河常任顧問は「高齢者福祉給付金の対象者は最も若い人でも78歳になる。これ以上解決を先延ばしできる問題ではない」と述べ、増額の実現を強く要望した。
これに対して岡島市議らは「この問題は本来、国が処置すべき問題だと認識している。しかし当事者が高齢者であることを考えると、議論よりも救済措置を実行することの方が先決だ。市の財政はひっ迫していて増額は困難を極めることになるだろうが、市会の各会派のメンバーや市長にも事情をよく説明して、増額が実現するようできるだけのことはする」と全力を挙げて取り組むことを約束した。

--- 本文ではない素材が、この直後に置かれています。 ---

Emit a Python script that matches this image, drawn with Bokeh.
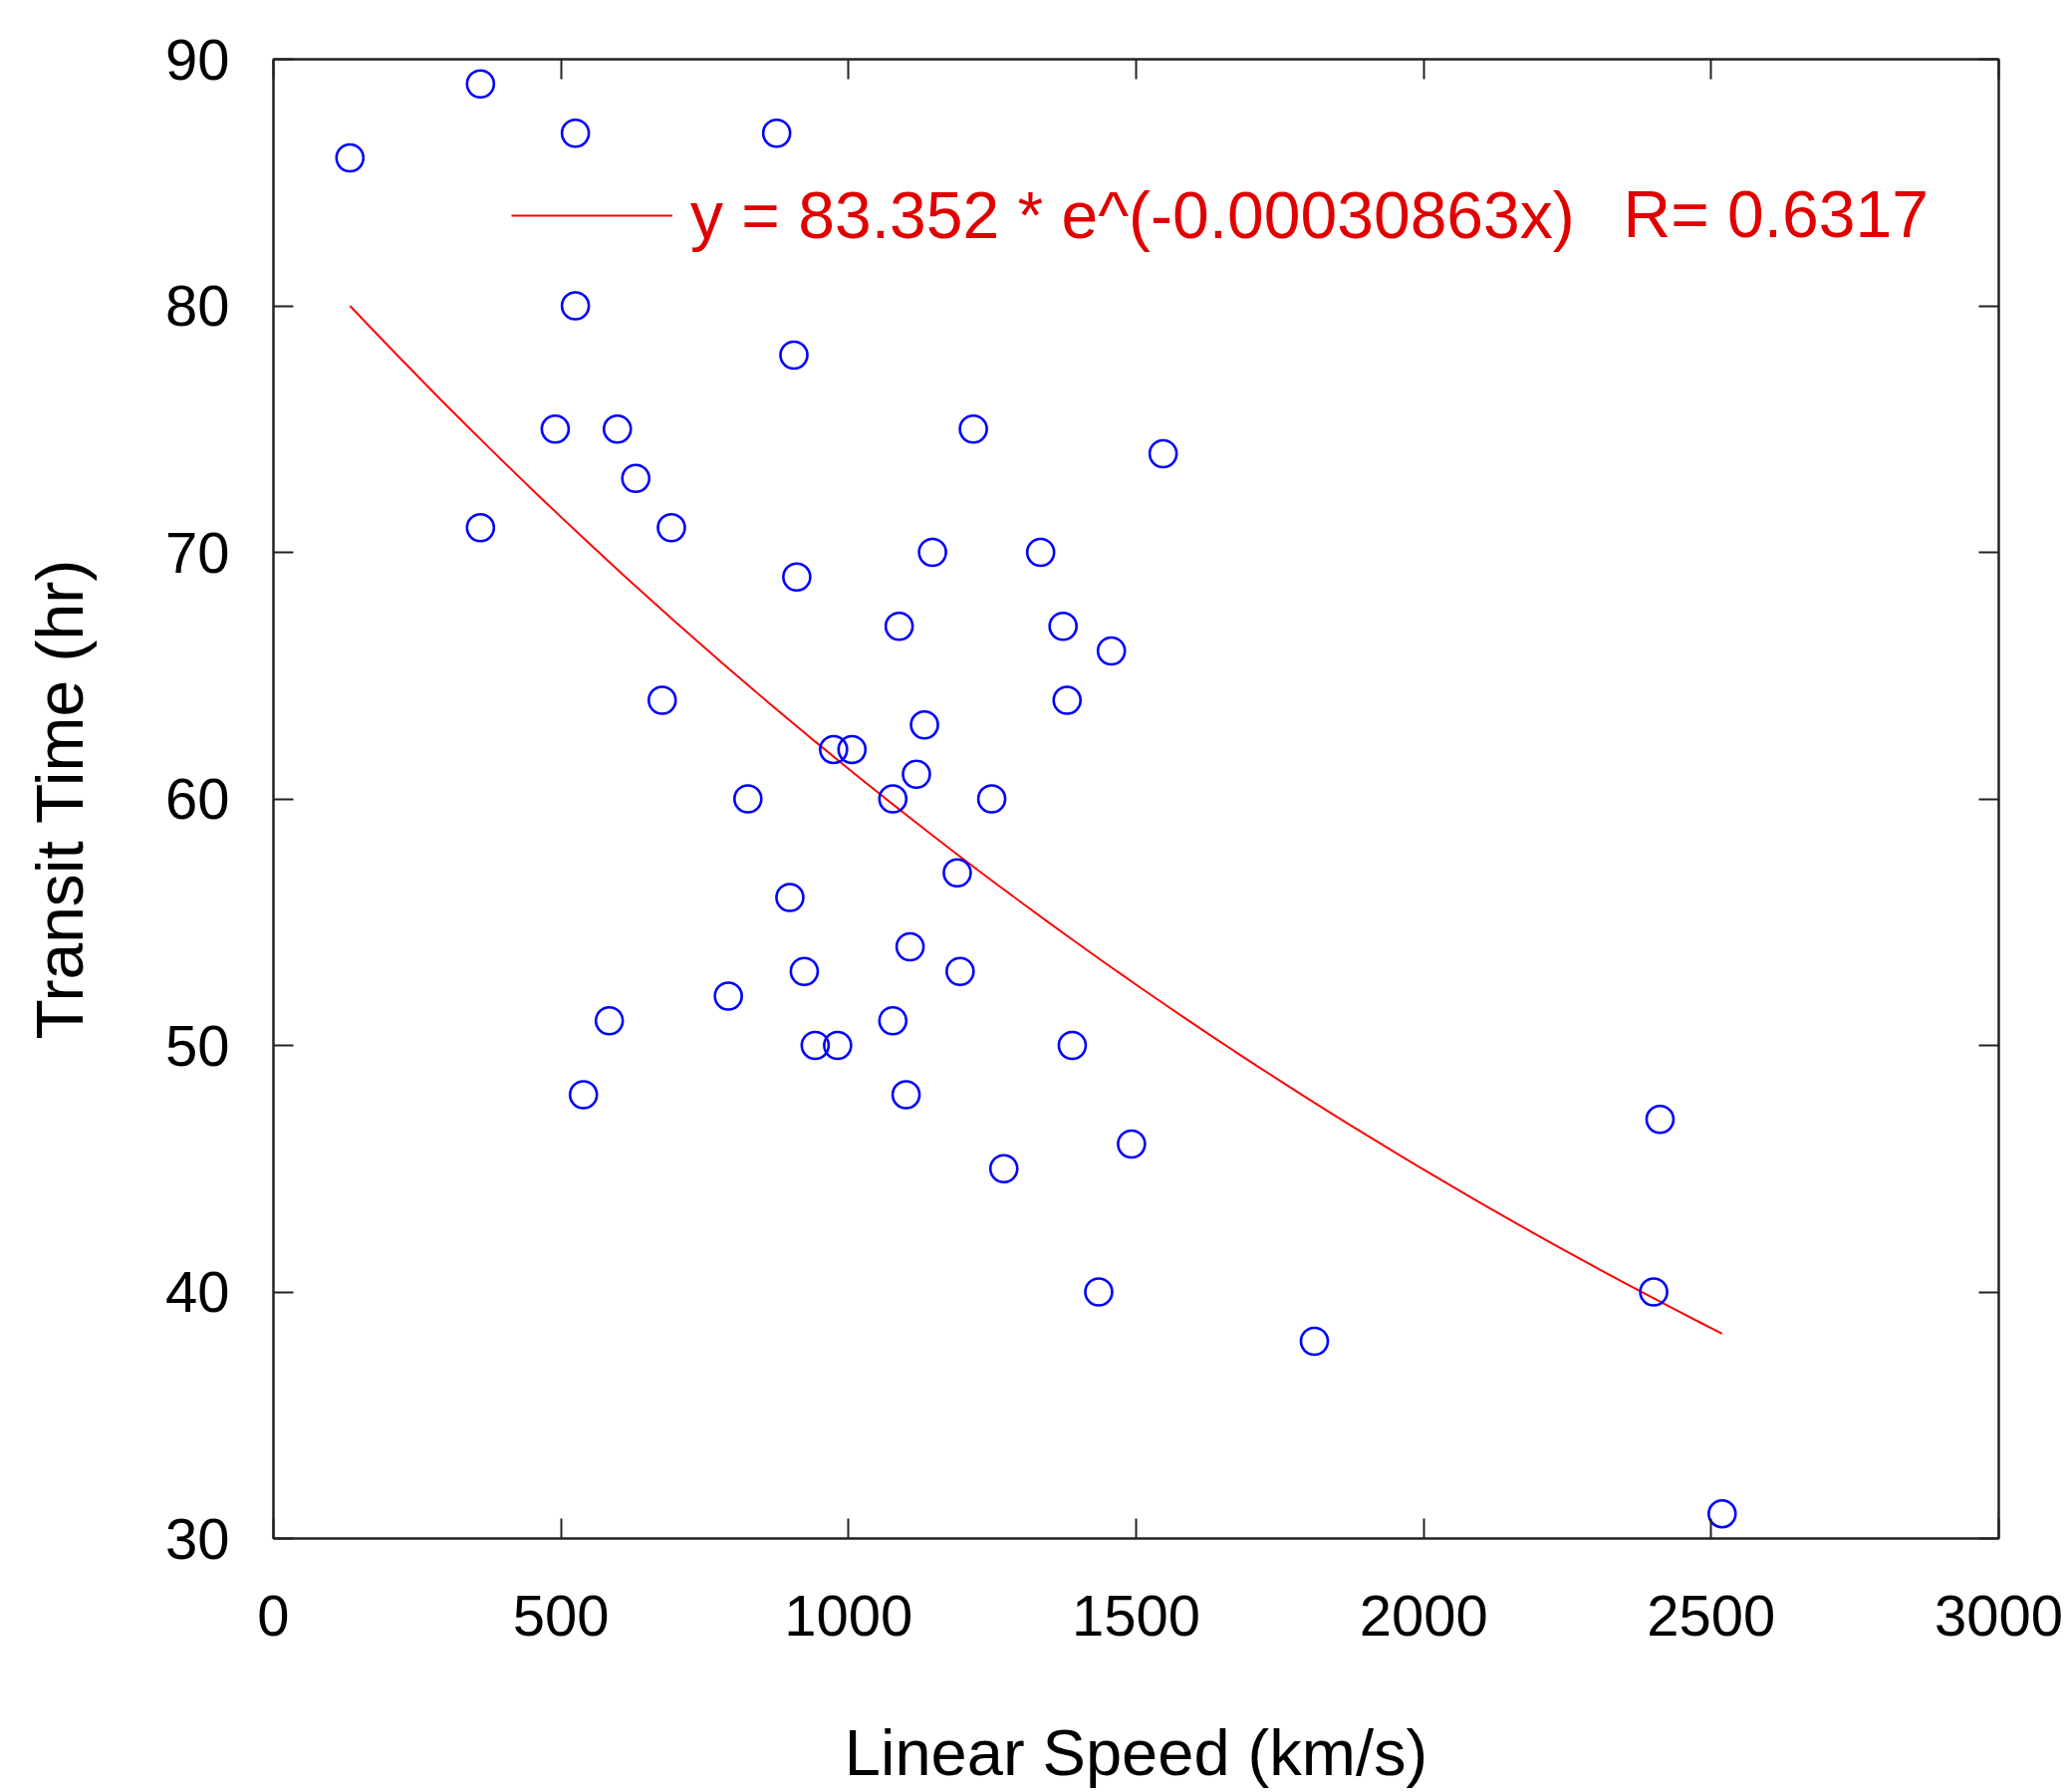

【姫路市】姫路市には10月に鄭豪基西播支部支団長が行政当局に対して「福祉給付金」の増額を求める要望書を提出した。さらに12月20日には鄭支団長の他に韓洋雄民団県本部副団長(支部常任顧問)、金勇支部議長、金成基支部副団長、宋玉植支部副議長らが姫路市役所を表敬訪問、石見利勝市長や竹中隆一市議(自由市民連合)に面談して同胞高齢者問題の解決を訴えた。